Next Chapters: Nicole Vecchiotti

Next Chapters is a biweekly feature spotlighting graduates of GrubStreet’s Novel Incubator program, which has been running since 2010.

Novel Incubator Year: 9

Current Project: The Weather Girl, a dark comedy/literary fiction 

What writers have most influenced your writing? 

I’ve fallen in love with authors, but usually it’s specific novels that make me dream big. I’ve been a devoted fan of Michael Chabon forever and often revisit Mysteries of Pittsburgh, The Wonder Boys and The Amazing Adventures of Kavalier & Clay. I love the athleticism of Chabon’s prose and his commitment to story. I’m currently rereading Jeffrey Eugenides’ Middlesex, which was a seminal novel for me. Other novels that’ve recently inspired me are Maggie Shipstead’s The Great Circle and Nathan Hill’s The Nix, Elizabeth McCracken’s Niagara Falls All Over Again, and James McBride’s Deacon King Kong—the most joyous book ever. I’m a sucker for sweeping novels that dance between humor and pathos, and I love a writer who puts his or her delight in language on the page.

How have you changed as a writer from 10 years ago? Five years ago? 

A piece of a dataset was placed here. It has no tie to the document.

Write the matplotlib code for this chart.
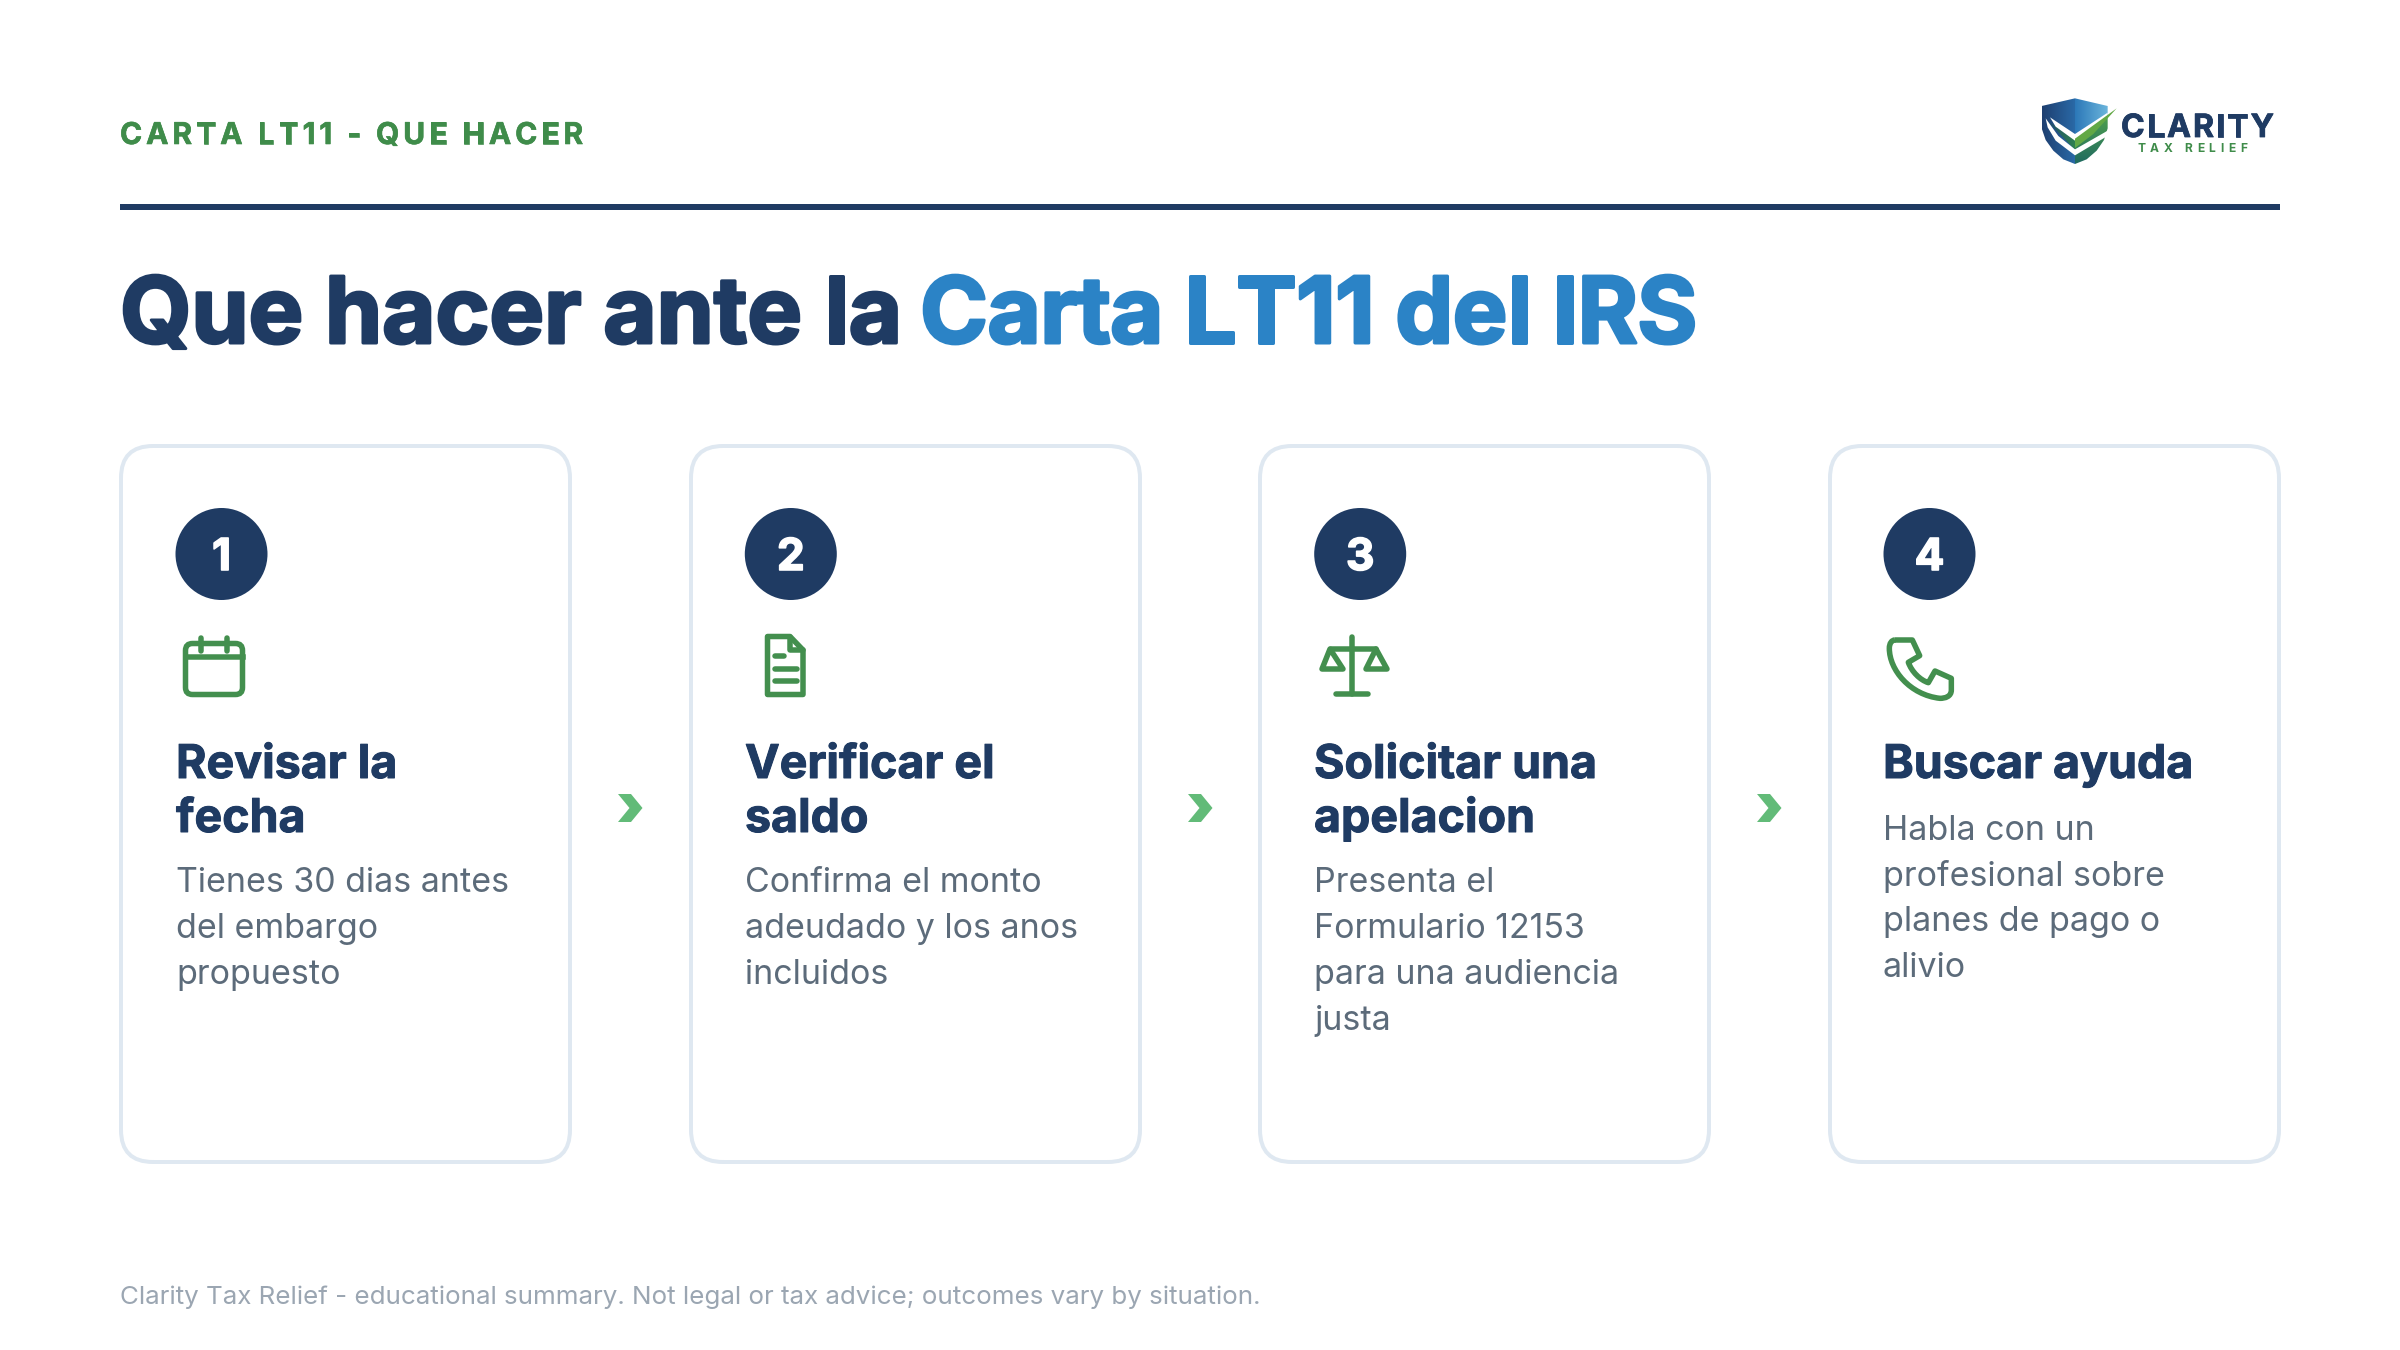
import matplotlib
matplotlib.use("Agg")
import matplotlib.pyplot as plt
import matplotlib.patheffects as pe
import numpy as np
from matplotlib.patches import FancyBboxPatch, Circle, Polygon, PathPatch
from matplotlib.path import Path
from matplotlib.text import Text
from matplotlib.transforms import IdentityTransform

W, H, DPI = 2400, 1350, 200
NAVY = "#1F3B63"; BLUE = "#2B83C6"; GREEN = "#438F4E"; BODY = "#5C6B7A"
LINE = "#DFE8F1"; CHEV = "#62BB78"; FOOT = "#9BA6B2"
FONT = ["Inter", "DejaVu Sans"]

header = "CARTA LT11 - QUE HACER"
title_a = "Que hacer ante la"
title_b = "Carta LT11 del IRS"
numbers = ["1", "2", "3", "4"]
step_titles = ["Revisar la\nfecha", "Verificar el\nsaldo", "Solicitar una\napelacion", "Buscar ayuda"]
step_bodies = [
    ["Tienes 30 dias antes", "del embargo", "propuesto"],
    ["Confirma el monto", "adeudado y los anos", "incluidos"],
    ["Presenta el", "Formulario 12153", "para una audiencia", "justa"],
    ["Habla con un", "profesional sobre", "planes de pago o", "alivio"],
]
footer = "Clarity Tax Relief - educational summary. Not legal or tax advice; outcomes vary by situation."

def pt(px):
    return px * 72 / DPI

class Tracked(Text):
    """One text whose letters are drawn with extra spacing."""
    tracking = 0
    def draw(self, renderer):
        s = self.get_text()
        prop = self.get_fontproperties()
        px, py = self.get_transform().transform(self.get_position())
        for i, ch in enumerate(s):
            w = renderer.get_text_width_height_descent(s[:i], prop, False)[0] if i else 0
            t = Text(px + w + i * self.tracking, py, ch, transform=IdentityTransform(),
                     fontproperties=prop, color=self.get_color(), ha="left", va="baseline")
            t.set_figure(self.get_figure())
            t.set_path_effects(self.get_path_effects())
            t.draw(renderer)

fig = plt.figure(figsize=(W / DPI, H / DPI), dpi=DPI, facecolor="white")
ax = fig.add_axes([0, 0, 1, 1])
ax.set_xlim(0, W); ax.set_ylim(H, 0); ax.axis("off")
SW = pt(5.5)

def txt(x, y, s, px, color, weight="normal", ha="left", va="baseline", bold=0, tracking=None, **kw):
    if tracking is None:
        t = ax.text(x, y, s, fontsize=pt(px), color=color, fontweight=weight, ha=ha, va=va, family=FONT, **kw)
    else:
        t = Tracked(x, y, s, fontsize=pt(px), color=color, fontweight=weight, ha=ha, va=va, family=FONT, **kw)
        t.tracking = tracking
        ax.add_artist(t)
    if bold:
        t.set_path_effects([pe.withStroke(linewidth=pt(bold), foreground=color)])
    return t

def stroke(pts, closed=False, lw=SW, fill="none"):
    ax.add_patch(Polygon(pts, closed=closed, fill=False if fill == "none" else True, facecolor=fill,
                         edgecolor=GREEN, lw=lw, joinstyle="round", capstyle="round"))

# header
txt(120, 144, header, 30, "#3F8C4A", "bold", bold=0.6, tracking=3.95)
ax.plot([120, 2280], [206.5, 206.5], color=NAVY, lw=pt(6), solid_capstyle="butt")

# title
txt(120, 343, title_a, 92, NAVY, "bold", bold=3, tracking=-0.05)
txt(920, 343, title_b, 92, BLUE, "bold", bold=3, tracking=-0.6)

# logo
def grad(poly, c0, c1, angle=0):
    xs = [p[0] for p in poly]; ys = [p[1] for p in poly]
    a = np.linspace(0, 1, 64)
    if angle == 0:
        g = np.tile(a, (64, 1))
    else:
        g = np.tile(a[:, None], (1, 64))
    c0 = np.array(matplotlib.colors.to_rgb(c0)); c1 = np.array(matplotlib.colors.to_rgb(c1))
    img = c0 + (c1 - c0) * g[..., None]
    im = ax.imshow(img, extent=(min(xs), max(xs), max(ys), min(ys)), aspect="auto", zorder=3, interpolation="bilinear")
    patch = Polygon(poly, closed=True, transform=ax.transData, facecolor="none", edgecolor="none")
    ax.add_patch(patch)
    im.set_clip_path(patch)

def lz(*pts):
    return [(2035 + x / 3, 90 + y / 3) for x, y in pts]

left = lz((20,48),(120,25),(120,222),(85,208),(55,182),(32,150),(20,115))
right_top = lz((120,25),(218,48),(218,80),(120,150))
right_low = lz((120,145),(218,80),(218,115),(207,150),(185,182),(155,208),(120,222))
grad(left, "#1E3F70", "#2A6AA8", 0)
grad(right_top, "#2C78B8", "#6BB5DC", 0)
grad(right_low, "#4FA04F", "#1F6A60", 1)
grad(lz((40,95),(120,145),(120,180)), "#1F4E6A", "#2F8050", 0)
ax.add_patch(Polygon(lz((45,82),(120,132),(218,68),(218,82),(120,152),(62,110)), closed=True, fc="white", ec="none", zorder=4))
ax.add_patch(Polygon(lz((120,146),(245,55),(175,132),(120,174)), closed=True, fc="#62A845", ec="none", zorder=5))
ax.add_patch(Polygon(lz((32,85),(70,138),(120,178),(218,122),(214,140),(120,196),(62,152),(38,112)), closed=True, fc="white", ec="none", zorder=5))
txt(2121, 137, "CLARITY", 32, NAVY, "bold", bold=0.8, tracking=2.1, zorder=6)
txt(2137, 152, "TAX RELIEF", 12, "#3F8C4A", "bold", tracking=4.6, zorder=6)

# cards
card_x = [121, 691, 1260, 1830]
circle_x = [221.5, 790.8, 1360.2, 1929.5]
text_x = [176, 745, 1314, 1883]
CARD_W, CARD_Y, CARD_H = 449, 446, 716
for i, x in enumerate(card_x):
    ax.add_patch(FancyBboxPatch((x, CARD_Y), CARD_W, CARD_H, boxstyle="round,pad=0,rounding_size=32",
                                fc="white", ec=LINE, lw=pt(4)))
    ax.add_patch(Circle((circle_x[i], 554), 46, fc=NAVY, ec="none"))
    txt(circle_x[i], 554 + 16, numbers[i], 44, "white", "bold", ha="center", bold=1.6)
    yb = 778
    for ln in step_titles[i].split("\n"):
        txt(text_x[i], yb, ln, 46.5, NAVY, "bold", bold=1)
        yb += 54
    two_lines = "\n" in step_titles[i]
    yb = 892 if two_lines else 840.4
    for ln in step_bodies[i]:
        txt(text_x[i], yb, ln, 34, BODY)
        yb += 46 if two_lines else 45.5

# arrows
for x in card_x[:3]:
    dx = x - 121 - 3
    ax.add_patch(Polygon([(621 + dx, 794), (634 + dx, 794), (645.5 + dx, 808), (634 + dx, 822), (621 + dx, 822), (632.5 + dx, 808)],
                         closed=True, fc=CHEV, ec="none"))

# calendar icon
ax.add_patch(FancyBboxPatch((185.5, 643.5), 57, 51, boxstyle="round,pad=0,rounding_size=7", fc="none", ec=GREEN, lw=SW))
ax.plot([185.5, 242.5], [657, 657], color=GREEN, lw=SW)
for xx in (201, 226.5):
    ax.plot([xx, xx], [637.5, 650.5], color=GREEN, lw=SW, solid_capstyle="round")

# document icon
stroke([(767.5, 636.5), (790, 636.5), (803, 650), (803, 694.5), (767.5, 694.5)], closed=True)
stroke([(790, 636.5), (790, 650), (803, 650)], closed=False)
for y, x1 in ((656, 784), (669, 797), (681, 797)):
    ax.plot([775, x1], [y, y], color=GREEN, lw=SW, solid_capstyle="round")

# scales icon
ax.plot([1352, 1352], [637, 694], color=GREEN, lw=SW, solid_capstyle="round")
ax.plot([1336, 1368], [694, 694], color=GREEN, lw=SW, solid_capstyle="round")
ax.plot([1331, 1376], [649, 649], color=GREEN, lw=SW, solid_capstyle="round")
stroke([(1330, 649), (1322, 669), (1343, 669)], closed=True)
stroke([(1376, 649), (1366, 669), (1387, 669)], closed=True)

# phone icon
def ph(x, y):
    return (1850 + x / 3, 480 + y / 3)
verts = [ph(135, 480), ph(187, 480), ph(209, 527), ph(175, 547),
         ph(185, 575), ph(210, 600), ph(235, 608), ph(255, 573), ph(304, 595), ph(304, 630),
         ph(304, 650), ph(285, 655), ph(270, 655),
         ph(180, 645), ph(118, 570), ph(118, 505),
         ph(118, 490), ph(125, 480), ph(135, 480)]
codes = [Path.MOVETO, Path.LINETO, Path.LINETO, Path.LINETO,
         Path.CURVE4, Path.CURVE4, Path.CURVE4, Path.LINETO, Path.LINETO, Path.LINETO,
         Path.CURVE4, Path.CURVE4, Path.CURVE4,
         Path.CURVE4, Path.CURVE4, Path.CURVE4,
         Path.CURVE4, Path.CURVE4, Path.CURVE4]
ax.add_patch(PathPatch(Path(verts, codes), fc="none", ec=GREEN, lw=SW, joinstyle="round"))

# footer
txt(120, 1304, footer, 25.97, FOOT)

ax.set_xlim(0, W); ax.set_ylim(H, 0)
fig.savefig("out.png", dpi=DPI, facecolor="white")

I’ve always been a writer, but after my first child, my ambition to write started feeling indulgent. I spent the next 20 years on the other side of the desk, working in publishing. Three kids later, the itch reappeared, and I finally gave myself permission to fail. I write as near to daily as I can, and study craft voraciously. I treat writing as equal parts play and work. I tackle paying freelance projects during the first part of the day so I can play in the second half. But as publishing professionals will attest, the world is not hanging in the balance, awaiting my opus—so I take the work part of writing very seriously, assigning myself deadlines and the like so I never forget this is a job, even though no one is currently paying me to do it.

What is your greatest struggle on the page, and what would others say is your writing superpower or strength? 

I’ve always felt relatively secure in my ability to write dialogue and construct fully realized characters in wacky situations—I take great pride in every scene I’ve ever written that involves bad driving and small cars. It wasn’t until I went through the Novel Incubator that I understood my greatest challenge was plot. (It’s not a dirty word.) Specifically, the character-plot connection. My characters had great voices and were prone to snappy dialogue—if I was hosting a dinner party, I’d invite my characters just to watch the sparks fly—but I struggled to name their desires in a way that drove an engaging story. Now, I’m always trying to hone in on ways to harness my characters’ sense of urgency so my stories have the human energy a solid plot requires.

What motivates you to get out of a writing rut?

Well, rereading one of those seminal books listed above and grueling labor, like cleaning my basement…but also my three kids because how can I continually preach the merits of hard work and the notion that they can be whatever they want to be when they grow up, and not walk the walk? And also my mother because every day she calls me (or just shows up—we live near one another) and she says, “Did you send it out yet?” and I say, “It’s not done.” And she says, “How much longer?” And I give her a distant date because I know how this will go. And she says, “I’ll give you a week.” But also my husband because I really want to delight him when I put a final manuscript in his hands. And my friends—you know who you are. I suppose what I’m saying is, the people I love most heard my intention to finish a novel and so now I have to. I sit in the chair and remember sometimes all that’s getting in my way is figuring out which decision I’m trying to avoid.

What is your favorite punctuation mark? Why? 

If you can’t tell by now, I have a fondness for the em-dash. More than a comma-delimited clause, but not quite a parenthetical, and far more intriguing than a colon—especially in dialogue. (Who amongst us speaks with a colon? No one—that’s who.) It’s a way to make those sentences perform as if they’re flipping over a set of uneven bars—they swing up, down, do a little loop-da-loop—taking your reader on a rigorous—albeit, not terribly swift—ride that I find altogether thrilling.

Nicole Vecchiotti has worked in publishing since 1997. In 2006, she founded Union Park Press, a Boston-based book publisher specializing in regional nonfiction, which she sold to Globe Pequot Press in 2019. Her Novel Incubator manuscript, Mommyland, is currently locked inside a drawer while she finishes a second novel, The Weather Girl.